═════ MATERIAL FOR THE TASK

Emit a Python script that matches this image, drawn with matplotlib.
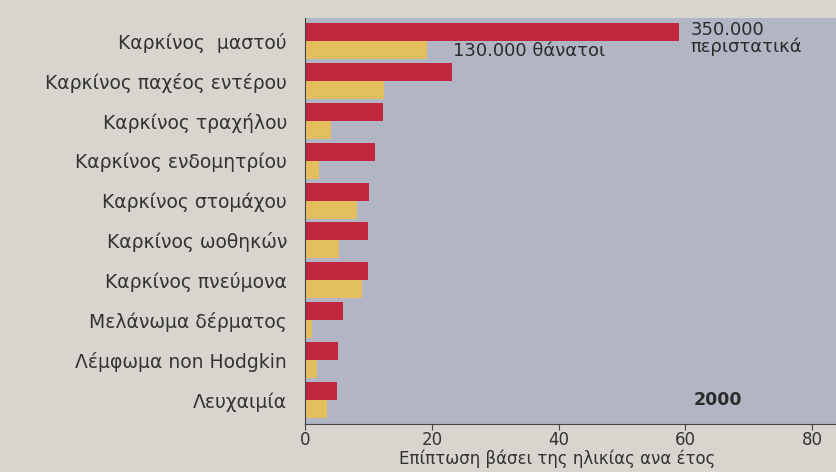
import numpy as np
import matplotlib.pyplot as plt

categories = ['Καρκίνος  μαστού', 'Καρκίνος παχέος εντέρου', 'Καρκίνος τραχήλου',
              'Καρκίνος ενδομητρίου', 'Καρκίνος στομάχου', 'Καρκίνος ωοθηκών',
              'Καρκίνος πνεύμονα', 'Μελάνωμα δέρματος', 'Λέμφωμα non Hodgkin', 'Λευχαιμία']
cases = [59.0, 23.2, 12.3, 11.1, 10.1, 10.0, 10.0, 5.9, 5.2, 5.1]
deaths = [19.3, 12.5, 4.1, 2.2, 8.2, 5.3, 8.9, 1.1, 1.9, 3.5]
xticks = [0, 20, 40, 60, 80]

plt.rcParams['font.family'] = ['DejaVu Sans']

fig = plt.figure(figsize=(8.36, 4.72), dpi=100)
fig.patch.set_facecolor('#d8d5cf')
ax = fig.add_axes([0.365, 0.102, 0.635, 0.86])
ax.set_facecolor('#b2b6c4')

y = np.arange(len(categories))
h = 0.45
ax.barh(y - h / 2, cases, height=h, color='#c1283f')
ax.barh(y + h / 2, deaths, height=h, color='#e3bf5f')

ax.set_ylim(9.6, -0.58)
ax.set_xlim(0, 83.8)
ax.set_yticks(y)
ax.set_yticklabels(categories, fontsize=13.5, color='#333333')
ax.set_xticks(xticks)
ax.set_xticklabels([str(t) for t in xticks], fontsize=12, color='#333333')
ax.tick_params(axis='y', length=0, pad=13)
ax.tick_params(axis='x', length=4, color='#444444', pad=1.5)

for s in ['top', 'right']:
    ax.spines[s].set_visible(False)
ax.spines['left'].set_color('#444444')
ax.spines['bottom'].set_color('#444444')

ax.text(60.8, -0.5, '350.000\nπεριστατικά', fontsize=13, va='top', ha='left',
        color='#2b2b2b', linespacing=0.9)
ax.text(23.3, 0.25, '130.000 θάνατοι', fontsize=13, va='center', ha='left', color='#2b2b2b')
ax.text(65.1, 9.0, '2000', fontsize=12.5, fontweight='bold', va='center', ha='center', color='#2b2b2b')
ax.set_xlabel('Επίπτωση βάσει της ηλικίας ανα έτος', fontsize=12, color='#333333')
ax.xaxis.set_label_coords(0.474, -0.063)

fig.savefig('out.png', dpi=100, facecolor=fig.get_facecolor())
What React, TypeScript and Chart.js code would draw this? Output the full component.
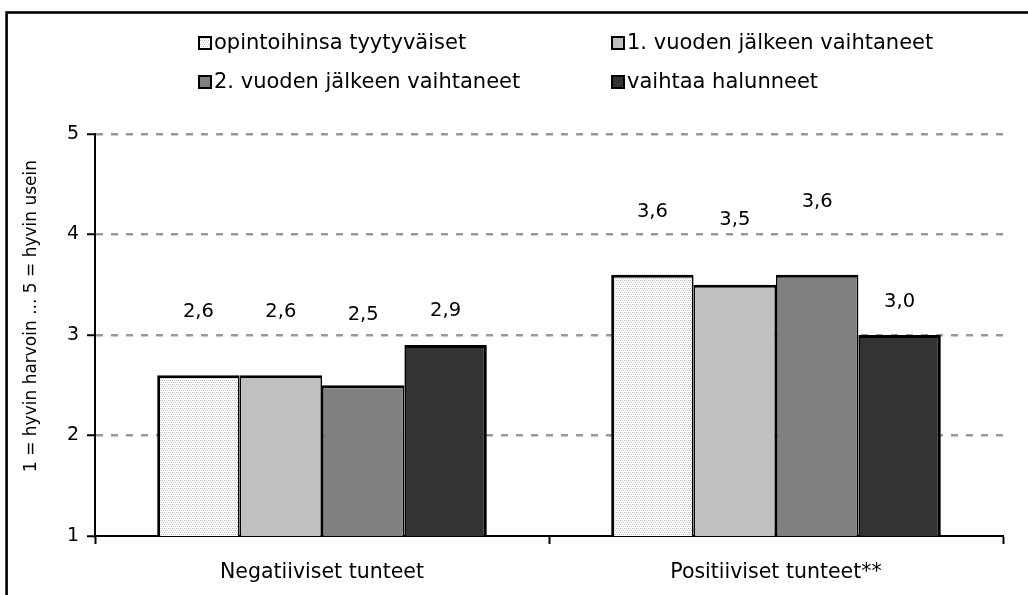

══════════

EXERCISE REQUIREMENTS
Make an exact copy of the listing above. Do not include the pictures.

REPLY
Emit a Python script that matches this image, drawn with matplotlib.
import numpy as np
import matplotlib.pyplot as plt

categories = ['Καρκίνος  μαστού', 'Καρκίνος παχέος εντέρου', 'Καρκίνος τραχήλου',
              'Καρκίνος ενδομητρίου', 'Καρκίνος στομάχου', 'Καρκίνος ωοθηκών',
              'Καρκίνος πνεύμονα', 'Μελάνωμα δέρματος', 'Λέμφωμα non Hodgkin', 'Λευχαιμία']
cases = [59.0, 23.2, 12.3, 11.1, 10.1, 10.0, 10.0, 5.9, 5.2, 5.1]
deaths = [19.3, 12.5, 4.1, 2.2, 8.2, 5.3, 8.9, 1.1, 1.9, 3.5]
xticks = [0, 20, 40, 60, 80]

plt.rcParams['font.family'] = ['DejaVu Sans']

fig = plt.figure(figsize=(8.36, 4.72), dpi=100)
fig.patch.set_facecolor('#d8d5cf')
ax = fig.add_axes([0.365, 0.102, 0.635, 0.86])
ax.set_facecolor('#b2b6c4')

y = np.arange(len(categories))
h = 0.45
ax.barh(y - h / 2, cases, height=h, color='#c1283f')
ax.barh(y + h / 2, deaths, height=h, color='#e3bf5f')

ax.set_ylim(9.6, -0.58)
ax.set_xlim(0, 83.8)
ax.set_yticks(y)
ax.set_yticklabels(categories, fontsize=13.5, color='#333333')
ax.set_xticks(xticks)
ax.set_xticklabels([str(t) for t in xticks], fontsize=12, color='#333333')
ax.tick_params(axis='y', length=0, pad=13)
ax.tick_params(axis='x', length=4, color='#444444', pad=1.5)

for s in ['top', 'right']:
    ax.spines[s].set_visible(False)
ax.spines['left'].set_color('#444444')
ax.spines['bottom'].set_color('#444444')

ax.text(60.8, -0.5, '350.000\nπεριστατικά', fontsize=13, va='top', ha='left',
        color='#2b2b2b', linespacing=0.9)
ax.text(23.3, 0.25, '130.000 θάνατοι', fontsize=13, va='center', ha='left', color='#2b2b2b')
ax.text(65.1, 9.0, '2000', fontsize=12.5, fontweight='bold', va='center', ha='center', color='#2b2b2b')
ax.set_xlabel('Επίπτωση βάσει της ηλικίας ανα έτος', fontsize=12, color='#333333')
ax.xaxis.set_label_coords(0.474, -0.063)

fig.savefig('out.png', dpi=100, facecolor=fig.get_facecolor())
What React, TypeScript and Chart.js code would draw this? Output the full component.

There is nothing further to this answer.